Installing Nextcloud on Digital Ocean Ubuntu Server Droplet

Disclaimer: As always, my blogs are not supposed to be a well-written piece of technical literature but instead a better-than-crap version of a messy notepad. I hope it’s clear enough to help someone other than myself but I always check them to make sure at least I can understand it, ha.

It seems that there is a nice blog written and that Nextcloud (NC) is also a ‘snap’ to install on a server.

At some point in the process of learning this I assumed you had to install either NGINX or APACHE2 but, apparently it comes packaged with Apache and no one told me. So good news. Now you know. The other cool thing I learned is that it comes with its own LetsEncrypt easy-installer thing…

I noticed the blog starts by assuming you know how to create a sudo user and do your firewall stuff but let’s not assume that because probably there are others out there like me. Thankfully I’ve already written this for myself elsewhere so I’ll be able to paste those instructions right in this instructional as the first few “Big Steps”.

I will follow this nice blog

Any time you see ‘123.123.123.123’ this is your IP address for your server. Replace it with your actual one, of course.

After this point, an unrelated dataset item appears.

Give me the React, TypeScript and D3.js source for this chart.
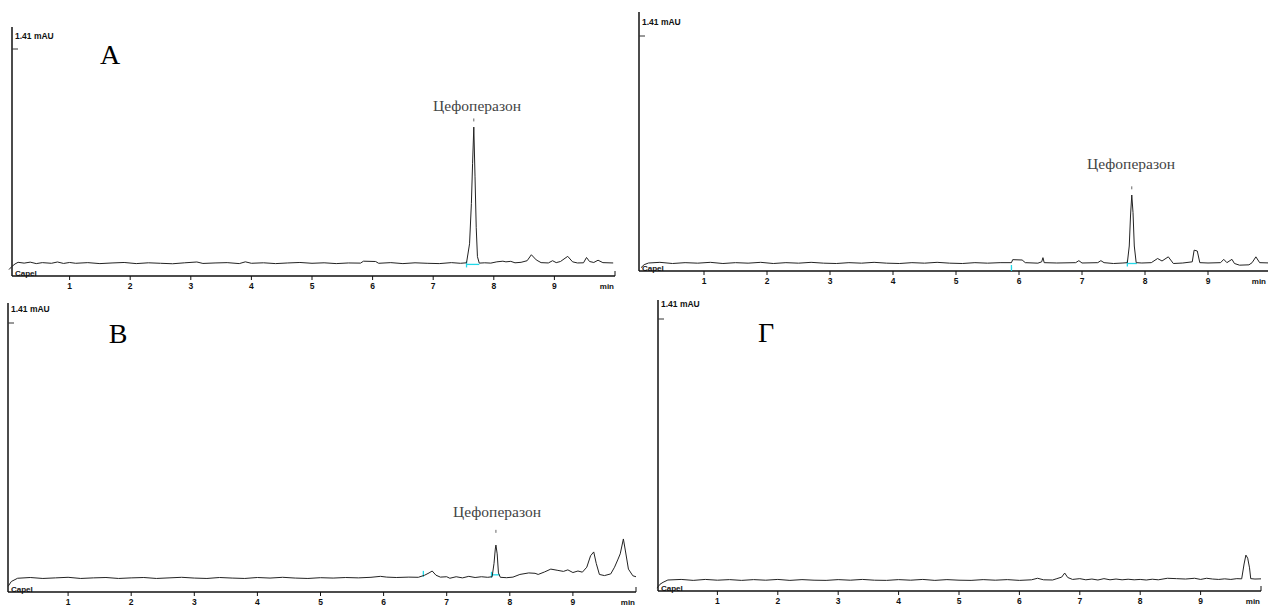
import React from 'react';
import * as d3 from 'd3';

// ---------- data ----------
const timeTicks = [1, 2, 3, 4, 5, 6, 7, 8, 9];
const yTopLabel = '1.41 mAU';
const yTopValue = 1.41;
const timeMax = 10;
const peakName = 'Цефоперазон';
const panelLetters = ['A', '', 'B', 'Г'];

// [time (min), signal (mAU)]
const traceA: [number, number][] = [
  [0.00, 0.040], [0.05, 0.060], [0.10, 0.075], [0.15, 0.085], [0.25, 0.080], [0.35, 0.086],
  [0.45, 0.077], [0.55, 0.083], [0.70, 0.079], [0.80, 0.087], [0.90, 0.078], [1.00, 0.084],
  [1.10, 0.079], [1.30, 0.083], [1.50, 0.077], [1.70, 0.081], [1.90, 0.084], [2.10, 0.077],
  [2.30, 0.082], [2.50, 0.079], [2.70, 0.076], [2.90, 0.082], [3.10, 0.087], [3.20, 0.078],
  [3.40, 0.081], [3.60, 0.083], [3.80, 0.077], [3.90, 0.088], [4.00, 0.079], [4.20, 0.082],
  [4.40, 0.077], [4.60, 0.081], [4.80, 0.084], [5.00, 0.079], [5.20, 0.082], [5.40, 0.077],
  [5.60, 0.081], [5.80, 0.080], [5.85, 0.092], [6.05, 0.090], [6.10, 0.079], [6.30, 0.083],
  [6.50, 0.077], [6.70, 0.082], [6.90, 0.079], [7.10, 0.077], [7.30, 0.083], [7.45, 0.079],
  [7.55, 0.082], [7.60, 0.200], [7.63, 0.450], [7.65, 0.700], [7.67, 0.925], [7.69, 0.620],
  [7.71, 0.300], [7.73, 0.120], [7.76, 0.080], [7.85, 0.082], [7.95, 0.080], [8.05, 0.088],
  [8.15, 0.092], [8.20, 0.088], [8.28, 0.091], [8.35, 0.082], [8.45, 0.085], [8.55, 0.095],
  [8.62, 0.132], [8.70, 0.100], [8.78, 0.083], [8.90, 0.081], [8.97, 0.095], [9.03, 0.083],
  [9.10, 0.090], [9.22, 0.122], [9.30, 0.088], [9.38, 0.081], [9.48, 0.082], [9.53, 0.115],
  [9.58, 0.090], [9.65, 0.084], [9.72, 0.098], [9.80, 0.083], [9.97, 0.081],
];

const traceB: [number, number][] = [
  [0.00, 0.020], [0.05, 0.038], [0.12, 0.048], [0.30, 0.052], [0.50, 0.045], [0.70, 0.050],
  [0.90, 0.047], [1.10, 0.052], [1.30, 0.045], [1.50, 0.050], [1.70, 0.047], [1.90, 0.052],
  [2.10, 0.045], [2.30, 0.050], [2.50, 0.047], [2.70, 0.052], [2.90, 0.047], [3.10, 0.045],
  [3.30, 0.050], [3.50, 0.047], [3.70, 0.052], [3.90, 0.047], [4.10, 0.045], [4.30, 0.050],
  [4.50, 0.047], [4.70, 0.052], [4.90, 0.047], [5.10, 0.045], [5.30, 0.050], [5.50, 0.047],
  [5.70, 0.050], [5.88, 0.050], [5.90, 0.068], [6.05, 0.066], [6.10, 0.050], [6.30, 0.047],
  [6.36, 0.055], [6.38, 0.080], [6.40, 0.050], [6.60, 0.048], [6.90, 0.050], [6.95, 0.062],
  [7.00, 0.048], [7.25, 0.050], [7.30, 0.062], [7.35, 0.050], [7.50, 0.045], [7.65, 0.048],
  [7.72, 0.050], [7.75, 0.150], [7.77, 0.330], [7.79, 0.456], [7.81, 0.350], [7.83, 0.150],
  [7.86, 0.050], [7.95, 0.048], [8.10, 0.050], [8.20, 0.075], [8.27, 0.060], [8.37, 0.085],
  [8.45, 0.045], [8.60, 0.048], [8.75, 0.055], [8.78, 0.125], [8.83, 0.120], [8.87, 0.050],
  [9.00, 0.048], [9.20, 0.050], [9.25, 0.070], [9.30, 0.050], [9.38, 0.070], [9.42, 0.045],
  [9.50, 0.035], [9.65, 0.037], [9.70, 0.050], [9.76, 0.085], [9.82, 0.050], [10.0, 0.048],
];

const traceC: [number, number][] = [
  [0.05, 0.030], [0.10, 0.055], [0.20, 0.072], [0.40, 0.076], [0.60, 0.071], [0.80, 0.074],
  [1.00, 0.077], [1.20, 0.071], [1.40, 0.074], [1.60, 0.076], [1.80, 0.071], [2.00, 0.074],
  [2.20, 0.076], [2.40, 0.071], [2.60, 0.074], [2.80, 0.077], [3.00, 0.073], [3.20, 0.071],
  [3.40, 0.076], [3.60, 0.073], [3.80, 0.071], [4.00, 0.076], [4.20, 0.073], [4.40, 0.077],
  [4.60, 0.073], [4.80, 0.071], [5.00, 0.075], [5.20, 0.073], [5.40, 0.076], [5.60, 0.074],
  [5.80, 0.077], [5.95, 0.082], [6.05, 0.078], [6.20, 0.076], [6.40, 0.078], [6.55, 0.077],
  [6.65, 0.088], [6.72, 0.100], [6.77, 0.110], [6.83, 0.088], [6.90, 0.078], [7.00, 0.080],
  [7.05, 0.072], [7.15, 0.080], [7.25, 0.074], [7.35, 0.082], [7.45, 0.076], [7.55, 0.080],
  [7.65, 0.077], [7.72, 0.080], [7.75, 0.150], [7.77, 0.225], [7.78, 0.246], [7.80, 0.200],
  [7.82, 0.100], [7.85, 0.077], [7.95, 0.075], [8.05, 0.078], [8.16, 0.092], [8.30, 0.100],
  [8.40, 0.098], [8.45, 0.092], [8.55, 0.105], [8.65, 0.120], [8.75, 0.114], [8.85, 0.108],
  [8.92, 0.116], [9.00, 0.102], [9.08, 0.110], [9.15, 0.104], [9.22, 0.130], [9.28, 0.190],
  [9.33, 0.210], [9.37, 0.150], [9.42, 0.092], [9.50, 0.086], [9.60, 0.095], [9.66, 0.130],
  [9.71, 0.168], [9.75, 0.200], [9.80, 0.278], [9.83, 0.220], [9.88, 0.120], [9.95, 0.085],
  [10.0, 0.080],
];

const traceD: [number, number][] = [
  [0.00, 0.015], [0.05, 0.035], [0.10, 0.045], [0.18, 0.057], [0.40, 0.060], [0.60, 0.055],
  [0.80, 0.060], [1.00, 0.056], [1.20, 0.059], [1.40, 0.055], [1.60, 0.059], [1.80, 0.056],
  [2.00, 0.060], [2.20, 0.055], [2.40, 0.059], [2.60, 0.056], [2.80, 0.055], [3.00, 0.059],
  [3.20, 0.056], [3.40, 0.060], [3.60, 0.056], [3.80, 0.055], [4.00, 0.059], [4.20, 0.056],
  [4.40, 0.060], [4.60, 0.055], [4.80, 0.059], [5.00, 0.056], [5.20, 0.055], [5.40, 0.059],
  [5.60, 0.056], [5.80, 0.059], [6.00, 0.055], [6.20, 0.058], [6.30, 0.066], [6.40, 0.058],
  [6.55, 0.057], [6.62, 0.064], [6.70, 0.072], [6.75, 0.093], [6.80, 0.070], [6.88, 0.060],
  [7.00, 0.064], [7.10, 0.058], [7.20, 0.062], [7.30, 0.057], [7.40, 0.064], [7.50, 0.058],
  [7.60, 0.062], [7.70, 0.058], [7.80, 0.061], [7.90, 0.058], [8.00, 0.060], [8.10, 0.057],
  [8.20, 0.061], [8.30, 0.058], [8.45, 0.066], [8.60, 0.064], [8.75, 0.062], [8.90, 0.066],
  [9.00, 0.060], [9.10, 0.066], [9.20, 0.062], [9.30, 0.060], [9.40, 0.063], [9.50, 0.060],
  [9.60, 0.064], [9.68, 0.063], [9.72, 0.140], [9.75, 0.186], [9.78, 0.170], [9.81, 0.120],
  [9.83, 0.064], [9.90, 0.062], [10.0, 0.063],
];

const traces = [traceA, traceB, traceC, traceD];
// retention-time marks above labelled peaks: [time, value]
const rtMarks: ([number, number] | null)[] = [[7.67, 0.96], [7.79, 0.49], [7.78, 0.31], null];
// integration baseline markers (cyan): [tStart, tEnd, value]
const integrations: [number, number, number][][] = [
  [[7.55, 7.76, 0.072]],
  [[7.72, 7.87, 0.045], [5.88, 5.89, 0.018]],
  [[7.71, 7.84, 0.090], [6.63, 6.64, 0.095]],
  [],
];
const showPeakName = [true, true, true, false];

// ---------- layout ----------
const layouts = [
  { x0: 9, x10: 615, axisY: 276, tickY: 49, yAxisX: 12, yAxisTop: 27, topLabelY: 39, letterX: 110, letterY: 64, nameX: 477, nameY: 111 },
  { x0: 641, x10: 1271, axisY: 271, tickY: 36, yAxisX: 639, yAxisTop: 12, topLabelY: 25, letterX: 0, letterY: 0, nameX: 1131, nameY: 169 },
  { x0: 5, x10: 636, axisY: 592, tickY: 323, yAxisX: 8, yAxisTop: 303, topLabelY: 312, letterX: 118, letterY: 343, nameX: 497, nameY: 517 },
  { x0: 657, x10: 1261, axisY: 591, tickY: 319, yAxisX: 658, yAxisTop: 300, topLabelY: 307, letterX: 766, letterY: 342, nameX: 0, nameY: 0 },
];

const sans = 'Liberation Sans, Arial, sans-serif';
const serif = 'Liberation Serif, Times New Roman, serif';

function Panel({ idx }: { idx: number }) {
  const L = layouts[idx];
  const x = d3.scaleLinear().domain([0, timeMax]).range([L.x0, L.x10]);
  const y = d3.scaleLinear().domain([0, yTopValue]).range([L.axisY, L.tickY]);
  const line = d3.line<[number, number]>().x(d => x(d[0])).y(d => y(d[1]));
  const mark = rtMarks[idx];
  return (
    <g>
      {/* y axis */}
      <line x1={L.yAxisX} x2={L.yAxisX} y1={L.yAxisTop} y2={L.axisY} stroke="#111" strokeWidth={1.5} />
      <line x1={L.yAxisX} x2={L.yAxisX + 6} y1={L.tickY} y2={L.tickY} stroke="#333" strokeWidth={1} />
      <text x={L.yAxisX + 3} y={L.topLabelY} fontFamily={sans} fontWeight="bold" fontSize={8.5} fill="#111">{yTopLabel}</text>
      {/* x axis */}
      <line x1={L.yAxisX} x2={x(timeMax)} y1={L.axisY} y2={L.axisY} stroke="#111" strokeWidth={1.5} />
      <line x1={x(timeMax)} x2={x(timeMax)} y1={L.axisY - 5} y2={L.axisY} stroke="#111" strokeWidth={1} />
      {timeTicks.map(t => (
        <g key={t}>
          <line x1={x(t)} x2={x(t)} y1={L.axisY} y2={L.axisY + 4} stroke="#111" strokeWidth={1} />
          <text x={x(t)} y={L.axisY + 13} textAnchor="middle" fontFamily={sans} fontWeight="bold" fontSize={8.5} fill="#111">{t}</text>
        </g>
      ))}
      <text x={Math.min(x(timeMax) - 1, 1266)} y={L.axisY + 13} textAnchor="end" fontFamily={sans} fontWeight="bold" fontSize={8} fill="#111">min</text>
      <text x={L.yAxisX + 3} y={L.axisY - 0.5} fontFamily={sans} fontWeight="bold" fontSize={8} fill="#111">Capel</text>
      {/* integration markers */}
      {integrations[idx].map((m, i) => (
        <g key={i}>
          <line x1={x(m[0])} x2={x(m[1])} y1={y(m[2])} y2={y(m[2])} stroke="#22d8e8" strokeWidth={1.3} />
          <line x1={x(m[0])} x2={x(m[0])} y1={y(m[2]) - 3} y2={y(m[2]) + 3} stroke="#22d8e8" strokeWidth={1.3} />
        </g>
      ))}
      {/* trace */}
      <path d={line(traces[idx]) || ''} fill="none" stroke="#222" strokeWidth={1} />
      {mark && (
        <line x1={x(mark[0])} x2={x(mark[0])} y1={y(mark[1]) - 3} y2={y(mark[1])} stroke="#666" strokeWidth={1} />
      )}
      {showPeakName[idx] && (
        <text x={L.nameX} y={L.nameY} textAnchor="middle" fontFamily={serif} fontSize={15.5} fill="#444">{peakName}</text>
      )}
      {panelLetters[idx] && (
        <text x={L.letterX} y={L.letterY} textAnchor="middle" fontFamily={serif} fontSize={28} fill="#000">{panelLetters[idx]}</text>
      )}
    </g>
  );
}

export default function App() {
  return (
    <svg width={1268} height={608} style={{ position: 'absolute', left: 0, top: 0, background: '#fff' }}>
      <rect width={1268} height={608} fill="#fff" />
      {[0, 1, 2, 3].map(i => <Panel key={i} idx={i} />)}
    </svg>
  );
}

You should also have a nice password manager set up to save yourself much time and pain as you learn. I recommend keepasxc

Let’s get started

Big Step 1 – Set up the Digital Ocean Droplet

  1. Make sure you already have a domain purchased and reserved for your needs. This is optional but I will assume you’re doing this for tutorial.
  2. Initiate your server / droplet
    I won’t give detailed instructions here because there is lots of documentation out there. I selected one with 2GB of ram (at time of writing it’s $10.00 uSD /month for this) only because the teacher recommended it. I didn’t research hardware specs and what I should do. Your needs may be different. I know using Nextcloud Talk uses a bit of RAM but not sure how much for a large conference.. worth investigating perhaps? I might also recommend calling your subdomain ‘nc’ instead of ‘files’ like I did in my example since you might do much more than ‘files’ with NC. “office.domain” or ‘nc.domain’ or ‘cloud.domain’ might make more sense?
  3. In your domain registrar, point your domain to your server’s name host. In my case it will be digital ocean’s which I will pull from the ‘networking’ section after adding the domain to Digital Ocean. In my case I already had a test domain setup, so what I did was set up a subdomain called “files.domain.com”. The reason you want to do this right away is because
  4. Set up your SSH keys
    Before you install the droplet, make sure your SSH keys are set up properly because you are going to use them a lot in the terminal. Here is some ssh tutorial. Note that it’s a little hard for me to find SSH stuff in the DO backend so for the records it’s at settings / security and then a tab (I think…). If you already have a DO space and SSH keys setup, you are already ready and can use those keys again.
  5. SSH into your new server
    ssh root@123.123.123.123

Note 1: Normally at this point when I install a server I do the usual sudo apt update and sudo apt upgrade but the main install script for Postal does this for you it seems.

But… you don’t have a sudo user yet so here you go:

Big Step 2 – Make a sudo (non-root super user) user

Set up a non-root user account on the server
This is a nice detailed tutorial on this if you’d like here.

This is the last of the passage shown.